Scène de ménage sur les ménages
Les critiques de Serafe sur la qualité du travail effectué par les communes, tant en ce qui concerne la justesse des adresses fournies que le temps nécessaire pour traiter les erreurs, ont provoqué des réactions courroucées, dont celle de Germann Hannes, président de l’Association des communes suisses. Dans une interpellation déposée en juin, le conseiller aux Etats UDC accuse l’organe de perception «d’être passé maître dans l’art de faire endosser aux autres la responsabilité de ses échecs et de son impuissance, notamment très souvent aux communes (…)».
Germann Hannes pointe aussi du doigt le choix fédéral: «Ce qui était frappant, lors de l’adjudication, c’est que Billag, prédécesseur de Serafe, avait plus de 100 collaborateurs et des frais de 35 millions de francs. Serafe perçoit les redevances avec moins de 50 collaborateurs et enregistre des frais annuels deux fois moins élevés.»

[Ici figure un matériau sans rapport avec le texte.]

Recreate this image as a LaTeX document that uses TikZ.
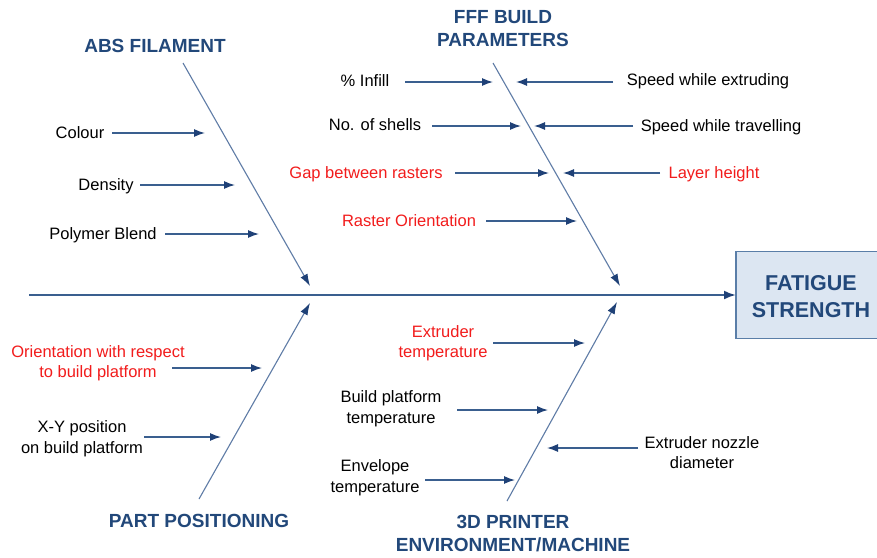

Par la voix de son porte-parole Francis Meier, l’Ofcom balaie d’un revers de la main l’hypothèse d’une entreprise qui manquerait de moyens: «Serafe exécute ses tâches conformément à son cahier des charges et reçoit une indemnité correspondant à son travail.» Selon lui, les problèmes restent mineurs et inhérents à l’ampleur de la tâche: «Plus de 300 000 factures sont envoyées chaque mois. S’y ajoutent des rappels et des poursuites. Il est donc évident qu’il peut y avoir des retards dans les réponses aux demandes des clients.»
Dans ce dossier, l’Ofcom a aussi ses coupables: «Serafe continue de recevoir des données qui ne sont en partie pas encore corrigées ou actualisées.» Quant à la grogne ambiante, Francis Meier estime que «tous les clients n’apprécient pas la redevance. Par conséquent, certains d’entre eux n’ont que peu de compréhension pour les délais d’attente et les réponses tardives.»

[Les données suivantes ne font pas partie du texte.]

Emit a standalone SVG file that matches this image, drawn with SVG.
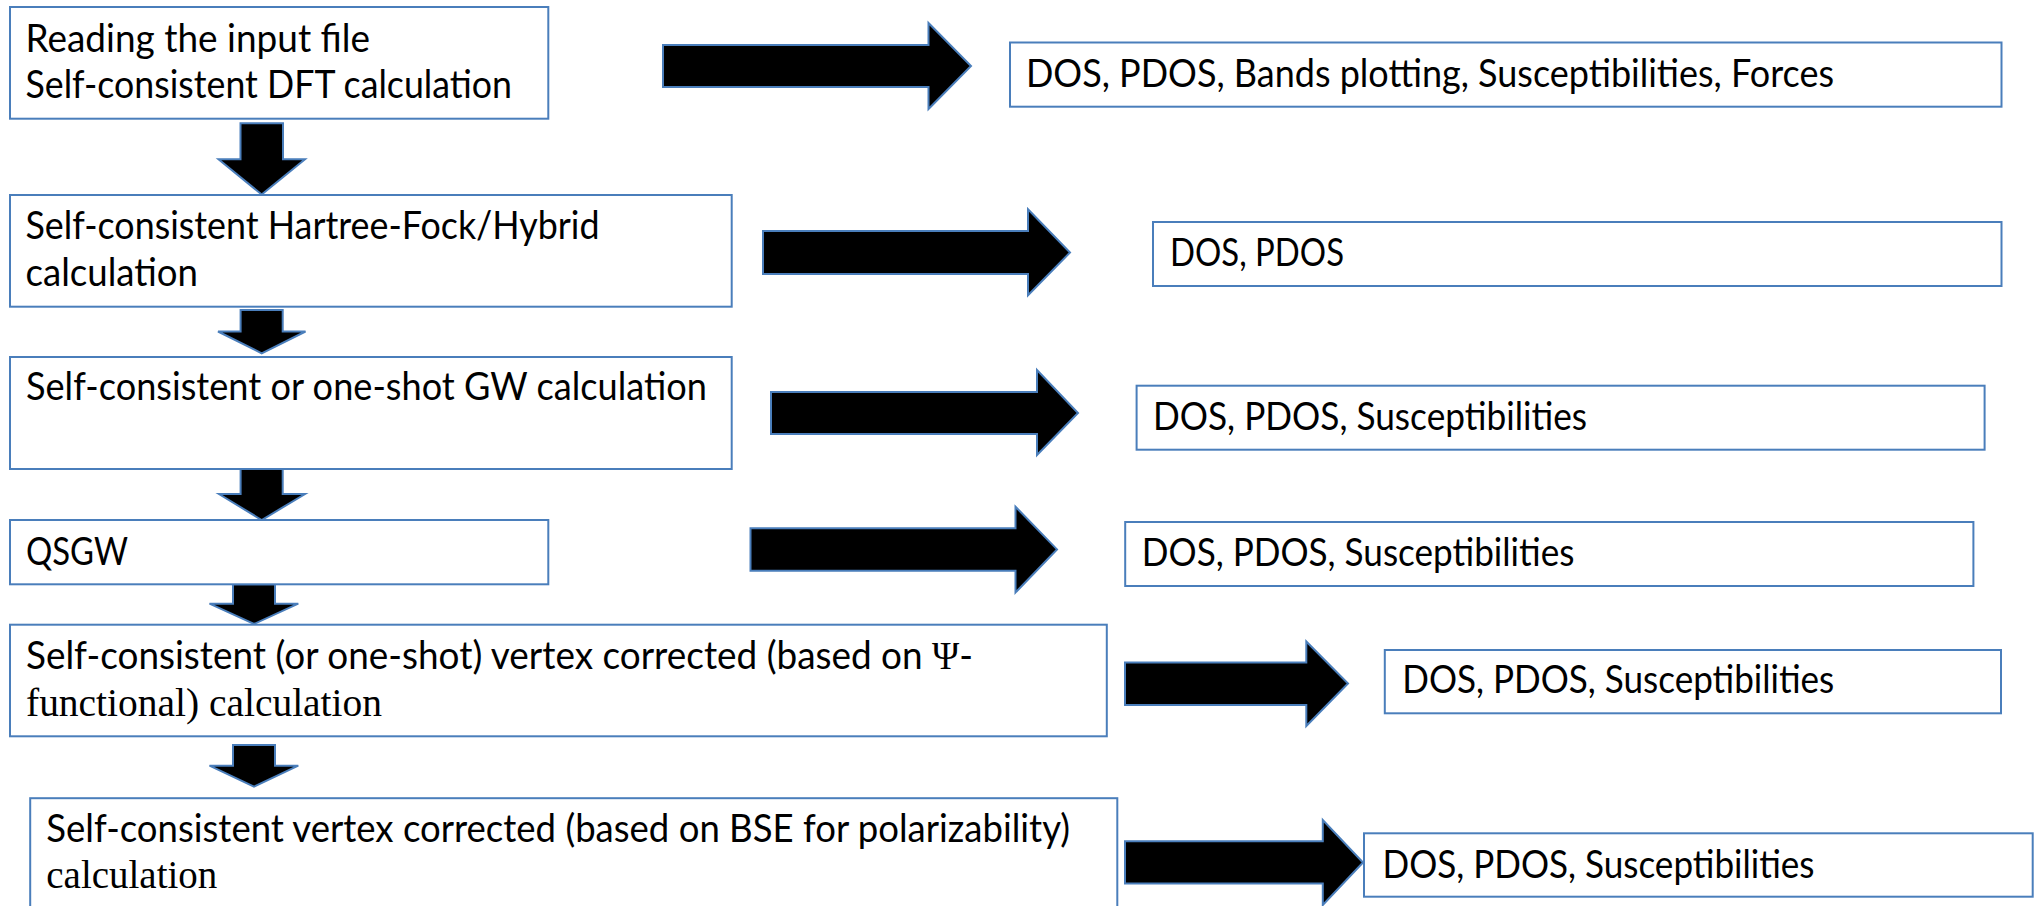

Il y a pourtant de quoi manifester un certain agacement, car le système est loin de fonctionner harmonieusement. Ce printemps, le Conseil fédéral révélait, dans sa réponse à une interpellation de Rutz Gregor, que près de 73 300 demandes étaient en suspens chez Serafe au mois de mars. Il y en avait 77 700 un an plus tôt. Serafe n’a donc pas réussi à réduire significativement le nombre de dossiers ouverts. Selon le Conseil fédéral, l’entreprise prévoit qu’il existera toujours un socle d’environ 35 000 cas en suspens. Beaucoup de clients devront encore et toujours prendre leur mal en patience.
Une structure bancale
Pour Dominique Monod, vice-président de l’Association suisse des services des habitants (ASSH), c’est la structure même du système qui engendre un flot de problèmes. Pour lui, «il ne peut tout simplement pas fonctionner correctement». Le Vaudois met en cause les bases de données utilisées pour adresser les factures aux ménages. Il s’agit des identifiants fédéraux des bâtiments (EGID) et des logements (EWID). Dominique Monod souligne que la collecte et le traitement de ces données est, à la base, destinée uniquement à des fins statistiques et, en aucun cas, pour procéder à des opérations de facturation. Selon lui, il serait illusoire de prétendre gérer les ménages à la perfection avec les EWID et les EGID, «tant les situations pouvant induire des erreurs sont multiples, à tel point que l'Office fédéral des statistiques autorise un taux d'erreurs de 2%, dans l'enregistrement de ces identifiants au sein des bases de données communales».
Et Dominique Monod de noter que, à Lausanne par exemple, plus de 53 000 mouvements de personnes ont été enregistrés en 2019, soit 36% de la population. «Souvent, les nouveaux venus s’annoncent au Contrôle des habitants avant que les partants n’informent de leur départ.» Ces chevauchements, comme d’autres facteurs, entraîneront donc toujours des erreurs.
Selon Caroline Sauser de l’Ofcom, «cette solution, choisie par le législateur, présente l’avantage de se baser sur des données qui sont, de toute façon, collectées par les registres des habitants, limitant dans ce sens les coûts». Cela constituerait un des éléments qui ont permis de baisser le montant de la redevance.
Que faire en cas de problème
L’Office fédéral de la communication (Ofcom) conseille de contacter directement Serafe par téléphone ou par écrit. Si nécessaire, l’entreprise renverra vers les interlocuteurs adéquats. Toutefois, précise l’Ofcom, si l’on constate une erreur d’adressage qui relève clairement d’un problème dans les données provenant de la commune, on peut prendre directement contact avec le Contrôle des habitants. Lorsqu’une erreur sur une facture est signalée, aucun rappel n’est envoyé et une nouvelle facture correcte sera adressée.
Serafe conseille de prendre contact avec elle en dehors des premiers jours ouvrables suivant l’envoi mensuel des factures et de privilégier l’appel téléphonique. Son porte-parole Erich Heynen précise qu’il ne peut toutefois pas exclure «que les clients doivent compter avec des temps de réponse excessivement longs dans certains cas».